Ms. Kate, Founder of Truth Emerges LLC
Mrs Kate,
I should have known that you were one of those shifty Las Vegas types. I have never, once in my life, set foot or tail in Las Vegas and you know it. I once played Reno.
Nutsy, miffed and offended
Nutsy, you can try and spin this however you liked but we have lived in LV only a couple of years and YOU KNOW very well the location of that house. It was a shody inspection, admit it.
if the truth offends, then it just does. My public deserves the truth. I just feel for the classy Ms Barbara and that nice guy Tony along with Mr. Boss.
Ms. Kate, Founder of Truth Emerges LLC
PS I met your mother while hiking in Red Rock the other day and took a picture of her. I'll share it when you are least expecting it.
Mrs Kate,
Lies and more lies. And you are still trying to hide behind the Canadian flag. You should not post it at the bottom of your vile posts. These cruel untruths leave me cold.
Nutsy,
The wise one
Nutsy, the icicles on your hood are melting.
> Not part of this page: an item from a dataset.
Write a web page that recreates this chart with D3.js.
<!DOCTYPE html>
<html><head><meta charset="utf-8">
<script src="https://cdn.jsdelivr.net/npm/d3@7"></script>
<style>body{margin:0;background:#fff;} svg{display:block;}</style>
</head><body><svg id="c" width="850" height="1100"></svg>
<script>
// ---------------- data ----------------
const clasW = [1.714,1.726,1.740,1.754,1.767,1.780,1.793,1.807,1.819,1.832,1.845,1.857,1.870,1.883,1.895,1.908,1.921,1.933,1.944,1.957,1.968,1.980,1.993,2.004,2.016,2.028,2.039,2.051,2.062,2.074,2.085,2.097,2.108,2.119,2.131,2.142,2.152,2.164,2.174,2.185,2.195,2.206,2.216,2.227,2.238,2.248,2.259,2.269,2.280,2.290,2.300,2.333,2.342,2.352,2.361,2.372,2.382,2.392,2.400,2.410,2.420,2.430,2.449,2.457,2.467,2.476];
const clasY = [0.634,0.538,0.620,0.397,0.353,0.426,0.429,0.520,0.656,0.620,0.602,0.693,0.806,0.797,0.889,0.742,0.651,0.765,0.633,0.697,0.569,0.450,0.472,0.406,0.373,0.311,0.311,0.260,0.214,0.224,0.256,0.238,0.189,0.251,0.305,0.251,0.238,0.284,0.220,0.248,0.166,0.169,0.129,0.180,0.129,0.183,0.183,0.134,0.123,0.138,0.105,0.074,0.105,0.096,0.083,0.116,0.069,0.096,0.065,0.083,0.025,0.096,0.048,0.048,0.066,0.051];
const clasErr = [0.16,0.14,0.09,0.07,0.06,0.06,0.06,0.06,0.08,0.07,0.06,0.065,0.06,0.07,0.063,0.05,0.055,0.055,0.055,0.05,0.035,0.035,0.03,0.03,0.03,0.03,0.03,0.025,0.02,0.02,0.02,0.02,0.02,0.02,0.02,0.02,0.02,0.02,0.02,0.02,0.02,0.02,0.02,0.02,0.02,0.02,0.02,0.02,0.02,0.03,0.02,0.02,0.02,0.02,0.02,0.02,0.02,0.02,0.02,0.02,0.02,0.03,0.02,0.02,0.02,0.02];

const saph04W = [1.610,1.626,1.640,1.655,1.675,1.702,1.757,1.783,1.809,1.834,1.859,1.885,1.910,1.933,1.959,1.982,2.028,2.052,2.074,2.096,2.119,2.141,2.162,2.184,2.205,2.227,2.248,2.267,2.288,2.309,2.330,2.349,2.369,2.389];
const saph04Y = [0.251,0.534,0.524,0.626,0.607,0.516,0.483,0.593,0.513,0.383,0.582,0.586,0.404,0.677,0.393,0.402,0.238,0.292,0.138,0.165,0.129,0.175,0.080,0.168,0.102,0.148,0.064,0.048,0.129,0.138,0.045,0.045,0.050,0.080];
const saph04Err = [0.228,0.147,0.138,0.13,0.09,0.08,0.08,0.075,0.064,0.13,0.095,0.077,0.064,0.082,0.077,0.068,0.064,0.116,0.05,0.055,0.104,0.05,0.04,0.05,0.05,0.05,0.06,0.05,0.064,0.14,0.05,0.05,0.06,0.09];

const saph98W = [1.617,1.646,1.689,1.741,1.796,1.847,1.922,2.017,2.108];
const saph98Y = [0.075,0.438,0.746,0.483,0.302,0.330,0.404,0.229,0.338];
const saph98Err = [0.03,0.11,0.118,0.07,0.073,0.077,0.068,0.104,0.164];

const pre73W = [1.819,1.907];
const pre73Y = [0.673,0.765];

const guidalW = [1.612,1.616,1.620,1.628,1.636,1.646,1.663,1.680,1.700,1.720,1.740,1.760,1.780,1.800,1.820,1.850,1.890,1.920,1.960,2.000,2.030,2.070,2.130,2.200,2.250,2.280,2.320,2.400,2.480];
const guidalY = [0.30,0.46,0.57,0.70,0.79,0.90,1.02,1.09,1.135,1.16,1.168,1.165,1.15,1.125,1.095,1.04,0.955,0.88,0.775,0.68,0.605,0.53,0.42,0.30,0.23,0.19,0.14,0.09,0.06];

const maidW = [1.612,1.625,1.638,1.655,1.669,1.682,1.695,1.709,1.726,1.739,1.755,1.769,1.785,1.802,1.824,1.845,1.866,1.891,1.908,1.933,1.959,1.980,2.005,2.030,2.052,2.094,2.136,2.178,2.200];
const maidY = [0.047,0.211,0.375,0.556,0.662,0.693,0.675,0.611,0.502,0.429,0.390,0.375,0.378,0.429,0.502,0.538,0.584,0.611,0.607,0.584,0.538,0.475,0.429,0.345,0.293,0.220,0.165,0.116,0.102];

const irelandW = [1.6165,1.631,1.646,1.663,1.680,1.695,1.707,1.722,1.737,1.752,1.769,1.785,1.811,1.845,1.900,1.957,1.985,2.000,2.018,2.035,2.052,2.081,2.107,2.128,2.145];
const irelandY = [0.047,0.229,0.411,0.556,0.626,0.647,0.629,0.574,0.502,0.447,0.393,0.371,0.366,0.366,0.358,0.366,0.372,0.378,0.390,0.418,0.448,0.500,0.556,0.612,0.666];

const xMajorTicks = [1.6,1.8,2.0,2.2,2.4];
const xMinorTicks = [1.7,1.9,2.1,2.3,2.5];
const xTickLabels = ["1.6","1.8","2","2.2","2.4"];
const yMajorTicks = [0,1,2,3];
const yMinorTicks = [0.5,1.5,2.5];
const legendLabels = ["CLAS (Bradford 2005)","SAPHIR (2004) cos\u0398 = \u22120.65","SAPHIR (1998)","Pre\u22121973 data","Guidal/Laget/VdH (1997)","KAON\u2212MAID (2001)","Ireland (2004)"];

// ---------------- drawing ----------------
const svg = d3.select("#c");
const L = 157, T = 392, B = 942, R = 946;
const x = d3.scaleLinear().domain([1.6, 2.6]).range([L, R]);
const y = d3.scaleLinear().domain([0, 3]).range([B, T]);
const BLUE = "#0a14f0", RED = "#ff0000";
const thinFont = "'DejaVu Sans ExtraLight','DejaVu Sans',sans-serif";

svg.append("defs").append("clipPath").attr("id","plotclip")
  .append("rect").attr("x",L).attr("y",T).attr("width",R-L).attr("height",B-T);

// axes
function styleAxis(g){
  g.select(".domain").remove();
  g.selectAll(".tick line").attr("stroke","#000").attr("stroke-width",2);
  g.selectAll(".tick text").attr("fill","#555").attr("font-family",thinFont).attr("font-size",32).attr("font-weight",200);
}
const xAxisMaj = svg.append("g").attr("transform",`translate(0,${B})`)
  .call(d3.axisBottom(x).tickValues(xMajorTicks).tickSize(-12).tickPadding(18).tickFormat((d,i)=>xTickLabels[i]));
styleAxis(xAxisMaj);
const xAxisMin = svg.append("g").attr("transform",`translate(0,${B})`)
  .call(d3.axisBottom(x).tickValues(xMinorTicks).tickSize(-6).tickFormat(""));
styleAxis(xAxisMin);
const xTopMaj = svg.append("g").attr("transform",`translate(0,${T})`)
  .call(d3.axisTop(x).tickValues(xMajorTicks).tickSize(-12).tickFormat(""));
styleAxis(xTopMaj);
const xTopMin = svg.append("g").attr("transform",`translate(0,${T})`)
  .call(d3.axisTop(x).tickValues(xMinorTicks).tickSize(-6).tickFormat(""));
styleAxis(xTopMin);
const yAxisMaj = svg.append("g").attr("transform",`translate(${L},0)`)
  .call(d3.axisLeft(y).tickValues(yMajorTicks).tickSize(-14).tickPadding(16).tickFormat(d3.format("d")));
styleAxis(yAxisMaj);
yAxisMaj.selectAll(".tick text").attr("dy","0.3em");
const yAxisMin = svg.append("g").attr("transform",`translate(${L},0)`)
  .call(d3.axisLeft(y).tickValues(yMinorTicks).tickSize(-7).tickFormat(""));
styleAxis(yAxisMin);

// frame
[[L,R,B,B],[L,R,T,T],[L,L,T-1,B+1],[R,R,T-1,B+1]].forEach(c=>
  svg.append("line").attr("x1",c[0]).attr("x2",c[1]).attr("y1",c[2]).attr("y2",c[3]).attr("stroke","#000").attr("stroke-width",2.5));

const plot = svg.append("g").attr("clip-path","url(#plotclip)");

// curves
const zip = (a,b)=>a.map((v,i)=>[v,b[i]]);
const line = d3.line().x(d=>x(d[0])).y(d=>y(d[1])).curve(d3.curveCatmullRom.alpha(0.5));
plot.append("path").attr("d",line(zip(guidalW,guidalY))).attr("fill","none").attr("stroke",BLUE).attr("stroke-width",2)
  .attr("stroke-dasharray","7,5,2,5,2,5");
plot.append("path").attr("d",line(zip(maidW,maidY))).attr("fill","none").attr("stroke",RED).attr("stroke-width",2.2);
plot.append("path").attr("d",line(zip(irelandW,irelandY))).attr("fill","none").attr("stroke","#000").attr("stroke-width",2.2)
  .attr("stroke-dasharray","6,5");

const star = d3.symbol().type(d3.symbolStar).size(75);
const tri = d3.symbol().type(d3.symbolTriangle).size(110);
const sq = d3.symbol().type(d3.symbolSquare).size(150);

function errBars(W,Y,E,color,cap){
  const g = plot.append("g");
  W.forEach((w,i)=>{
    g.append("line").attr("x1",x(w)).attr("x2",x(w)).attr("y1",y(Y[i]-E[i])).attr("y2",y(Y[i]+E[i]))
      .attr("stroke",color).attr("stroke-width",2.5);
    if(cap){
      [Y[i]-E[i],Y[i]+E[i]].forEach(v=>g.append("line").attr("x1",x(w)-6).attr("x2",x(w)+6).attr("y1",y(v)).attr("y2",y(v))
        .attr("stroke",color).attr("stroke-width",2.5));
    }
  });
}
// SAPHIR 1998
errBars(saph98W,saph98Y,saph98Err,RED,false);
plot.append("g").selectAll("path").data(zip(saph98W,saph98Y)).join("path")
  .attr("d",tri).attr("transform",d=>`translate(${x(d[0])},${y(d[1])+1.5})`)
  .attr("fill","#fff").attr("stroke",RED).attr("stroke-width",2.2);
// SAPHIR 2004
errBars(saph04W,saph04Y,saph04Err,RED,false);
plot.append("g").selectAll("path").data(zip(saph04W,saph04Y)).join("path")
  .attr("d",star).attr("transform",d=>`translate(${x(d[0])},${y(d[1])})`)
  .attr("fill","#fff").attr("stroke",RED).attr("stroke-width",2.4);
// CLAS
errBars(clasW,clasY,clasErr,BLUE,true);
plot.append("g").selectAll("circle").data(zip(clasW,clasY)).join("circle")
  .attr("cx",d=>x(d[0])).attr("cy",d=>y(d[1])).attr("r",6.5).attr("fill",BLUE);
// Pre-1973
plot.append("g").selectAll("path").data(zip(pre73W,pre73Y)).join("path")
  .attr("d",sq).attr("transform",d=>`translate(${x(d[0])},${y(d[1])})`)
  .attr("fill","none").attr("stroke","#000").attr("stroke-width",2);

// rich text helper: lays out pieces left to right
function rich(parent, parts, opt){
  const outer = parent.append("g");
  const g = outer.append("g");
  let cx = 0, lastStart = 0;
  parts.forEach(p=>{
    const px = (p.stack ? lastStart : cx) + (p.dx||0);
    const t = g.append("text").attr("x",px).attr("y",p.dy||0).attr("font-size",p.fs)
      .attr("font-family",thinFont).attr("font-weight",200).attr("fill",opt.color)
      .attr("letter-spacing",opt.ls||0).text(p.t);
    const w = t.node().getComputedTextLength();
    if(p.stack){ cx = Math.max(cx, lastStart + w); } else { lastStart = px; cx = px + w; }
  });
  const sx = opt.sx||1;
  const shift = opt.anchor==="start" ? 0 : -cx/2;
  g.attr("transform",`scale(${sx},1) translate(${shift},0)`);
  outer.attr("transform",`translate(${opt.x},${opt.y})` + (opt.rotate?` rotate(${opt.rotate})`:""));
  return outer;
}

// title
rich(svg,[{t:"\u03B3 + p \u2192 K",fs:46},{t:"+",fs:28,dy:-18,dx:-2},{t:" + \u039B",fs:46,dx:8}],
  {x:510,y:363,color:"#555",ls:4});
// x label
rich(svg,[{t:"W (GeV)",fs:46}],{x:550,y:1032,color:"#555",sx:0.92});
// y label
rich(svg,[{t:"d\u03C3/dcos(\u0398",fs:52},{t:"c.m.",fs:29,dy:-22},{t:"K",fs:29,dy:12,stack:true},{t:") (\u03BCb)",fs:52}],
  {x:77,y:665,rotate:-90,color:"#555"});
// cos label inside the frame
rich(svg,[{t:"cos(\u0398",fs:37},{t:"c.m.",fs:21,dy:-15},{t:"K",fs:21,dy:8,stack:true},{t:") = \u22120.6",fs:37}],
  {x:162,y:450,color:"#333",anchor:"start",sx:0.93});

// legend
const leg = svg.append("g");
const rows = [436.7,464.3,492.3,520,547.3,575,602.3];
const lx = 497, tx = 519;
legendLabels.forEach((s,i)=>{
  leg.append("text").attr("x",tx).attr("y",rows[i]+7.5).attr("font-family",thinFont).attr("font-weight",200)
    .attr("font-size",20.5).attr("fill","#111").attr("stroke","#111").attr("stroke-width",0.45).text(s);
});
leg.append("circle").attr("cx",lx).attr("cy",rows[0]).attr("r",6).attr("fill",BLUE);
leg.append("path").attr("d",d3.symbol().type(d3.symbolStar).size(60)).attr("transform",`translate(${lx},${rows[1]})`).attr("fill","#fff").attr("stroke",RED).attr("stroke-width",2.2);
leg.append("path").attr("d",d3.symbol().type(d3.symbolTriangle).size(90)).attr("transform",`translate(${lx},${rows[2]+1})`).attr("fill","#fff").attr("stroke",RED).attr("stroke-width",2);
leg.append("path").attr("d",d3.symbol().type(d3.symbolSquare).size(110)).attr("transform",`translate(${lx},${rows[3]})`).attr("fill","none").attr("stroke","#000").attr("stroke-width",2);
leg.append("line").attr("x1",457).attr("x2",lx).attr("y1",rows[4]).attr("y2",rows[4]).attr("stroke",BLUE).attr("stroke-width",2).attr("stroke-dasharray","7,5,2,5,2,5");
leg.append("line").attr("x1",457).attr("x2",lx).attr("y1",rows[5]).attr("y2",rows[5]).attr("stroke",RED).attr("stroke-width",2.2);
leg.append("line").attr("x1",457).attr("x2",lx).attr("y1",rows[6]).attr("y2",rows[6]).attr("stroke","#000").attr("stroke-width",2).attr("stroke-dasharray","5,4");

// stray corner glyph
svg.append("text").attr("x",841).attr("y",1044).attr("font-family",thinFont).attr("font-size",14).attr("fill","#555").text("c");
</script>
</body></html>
I advise climbing into a freezer and securing the door.
That furnace looks like toast.
Nutsy the squirrel-cicle.
Mrs Kate,
The wisest man I ever hung with and pal'd around with, Mr. Elvis Presley, once sang about you. The song was called Devil In Disguise. I am sorry to say that your disguise is not covering you so well anymore. Some of the horns are hanging out. In case you wanted to know, that is what Nutsy thinks.
Nutsy S Wallenda
Fashion tip #9 Elvis and squirrel do not mix in fashion or friendship for that matter.
Ms. Kate Ford, The Elvis Estate: Manager, CPA
PS We already discussed my red hair and Irish temperament. I'd be watching the words from your snout lips muzzle.
Mrs Kate,
I thought that, as of this morning, you might want to know what Nutsy thinks. Nutsy thinks that the heartbreak that has led to your anger is a very sad thing. I am pleased that you too appreciate this outfit.
Nutsy
Nutsy, take the blindfold off and the earplugs out. I am your greatest ally because I speak the truth.
Plus now I know your mother and we all know the stories mothers can tell, the secrets they know about their children. So you'd best be thinkin' about being a little nicer to me.
BTW, I had to break the news to your mom that you were in the slammer and she was horrified. Ms. Kate
I see the furnace bedroom all the time!
Steve - I had a transaction where the 6 year old boiler looked this bad too. It was rust from the humidity after pipes had burst.